I only clamp up my joinery in the morning, never at the end of the day.
The usual method of getting a carcass square under clamping pressure is to measure the diagonals and if they are unequal, shift the clamps a bit. This can take some time! Sash clamps are heavy and the work needs protection, with pads, which probably fall off when pressure is slackened.
Proper preparation is imperative, including a dry run to ensure the components fit satisfactorily. There will always be some distortion and thin sides visibly bend. This old oak seems brittle, so the jig prevents breakage.
What is showing here is a small box with integral lid, rebated into the sides. This is reclaimed antique oak, and it has to fit into another box, so it has to be square, and no planing off the sides. Simple through dovetails, the projecting tails and pins will be sanded off. (Well, alright, I might plane them a bit.)
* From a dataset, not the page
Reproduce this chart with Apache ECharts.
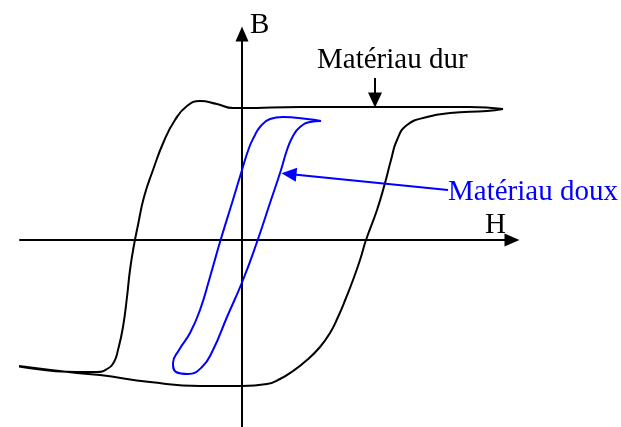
<!DOCTYPE html>
<html>
<head>
<meta charset="utf-8">
<script src="https://cdn.jsdelivr.net/npm/echarts@6/dist/echarts.min.js"></script>
<style>
  html, body { margin: 0; padding: 0; background: #fff; }
  #chart { width: 621px; height: 427px; }
</style>
</head>
<body>
<div id="chart"></div>
<script>
  // cycle d'hystérésis, coordonnées [H, B] (unités arbitraires)
  var durLoop = [
    [261, 131], [228, 133], [131, 133], [58, 133], [0, 132], [-9, 132],
    [-25, 136], [-42, 139], [-55, 134], [-67, 120], [-78, 99], [-89, 70],
    [-98, 43], [-104, 15], [-108, -5], [-112, -30], [-115, -57], [-119, -87],
    [-124, -110], [-128, -122], [-135, -129], [-145, -132], [-165, -132], [-230, -125],
    [-165, -133], [-142, -135], [-92, -142], [-42, -146], [0, -146], [25, -144],
    [38, -139], [51, -131], [65, -120], [78, -107], [88, -93], [96, -77],
    [104, -58], [111, -40], [118, -20], [124, 0], [135, 30], [143, 57],
    [149, 80], [155, 100], [165, 115], [185, 123], [208, 127], [245, 129], [261, 131]
  ];
  var douxLoop = [
    [79, 119], [65, 121], [41, 123], [28, 121], [18, 113], [12, 103],
    [7, 92], [0, 70], [-10, 37], [-22, -2], [-32, -37], [-42, -70],
    [-52, -93], [-63, -110], [-69, -123], [-66, -132], [-54, -134], [-40, -127],
    [-29, -110], [-15, -77], [1, -40], [15, -2], [28, 37], [39, 70],
    [45, 90], [51, 104], [58, 113], [68, 118], [79, 119]
  ];
  // flèches d'annotation [départ, arrivée]
  var durArrow = [[133, 162], [133, 140]];
  var douxArrow = [[206, 50], [47, 66]];
  var labels = ['B', 'H', 'Matériau dur', 'Matériau doux'];

  var serif = '"Liberation Serif", "Times New Roman", serif';
  var myChart = echarts.init(document.getElementById('chart'));
  var option = {
    animation: false,
    grid: { left: 20, right: 109, top: 34, bottom: 0 },
    xAxis: {
      type: 'value', min: -222, max: 270,
      axisLine: { onZero: true, symbol: ['none', 'triangle'], symbolSize: [13, 15],
        lineStyle: { color: '#000', width: 2 } },
      axisTick: { show: false }, axisLabel: { show: false }, splitLine: { show: false }
    },
    yAxis: {
      type: 'value', min: -187, max: 206,
      axisLine: { onZero: true, symbol: ['none', 'triangle'], symbolSize: [13, 15],
        lineStyle: { color: '#000', width: 2 } },
      axisTick: { show: false }, axisLabel: { show: false }, splitLine: { show: false }
    },
    series: [
      {
        name: labels[2], type: 'line', data: durLoop, smooth: 0.5, clip: false,
        showSymbol: false, lineStyle: { color: '#000', width: 2 },
        markLine: {
          silent: true, symbol: ['none', 'triangle'], symbolSize: [14, 15],
          label: { show: false }, lineStyle: { color: '#000', width: 2, type: 'solid' },
          data: [[{ coord: durArrow[0] }, { coord: durArrow[1] }]]
        }
      },
      {
        name: labels[3], type: 'line', data: douxLoop, smooth: 0.5, clip: false,
        showSymbol: false, lineStyle: { color: '#0000ff', width: 2 },
        markLine: {
          silent: true, symbol: ['none', 'triangle'], symbolSize: [14, 15],
          label: { show: false }, lineStyle: { color: '#0000ff', width: 2, type: 'solid' },
          data: [[{ coord: douxArrow[0] }, { coord: douxArrow[1] }]]
        }
      }
    ],
    graphic: [
      { type: 'text', left: 250, top: 11, style: { text: labels[0], font: '29px ' + serif, fill: '#000' } },
      { type: 'text', left: 485, top: 211, style: { text: labels[1], font: '29px ' + serif, fill: '#000' } },
      { type: 'text', left: 317, top: 46, style: { text: labels[2], font: '29px ' + serif, fill: '#000' } },
      { type: 'text', left: 448, top: 178, style: { text: labels[3], font: '29px ' + serif, fill: '#0000ff' } }
    ]
  };
  myChart.setOption(option);
</script>
</body>
</html>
To ease the difficulties I made a jig to hold the sides vertical and square to each other
Next, the carcass is tried in the jig. You can see masking tape all over the place. This helps to orient the pieces, and lots of instructions have been written on them prior to cutting, which I MUST read, or I will do something wrong and have to cut some more material. The tape also protects against glue stain. And on that subject, I wear disposable gloves. Or the stains on fingers last for days.
And then with lid on (actually the bottom, sorry)
I had two goes at positioning the clamps. I have attached pads to the sides using double sided tape.
That was a dry run.
Now glue has been applied, clamps set, and fingers crossed.
NB another way to mitigate stress is not to use the dining table. But the weather is cold and wet, so I can countenance potential discord.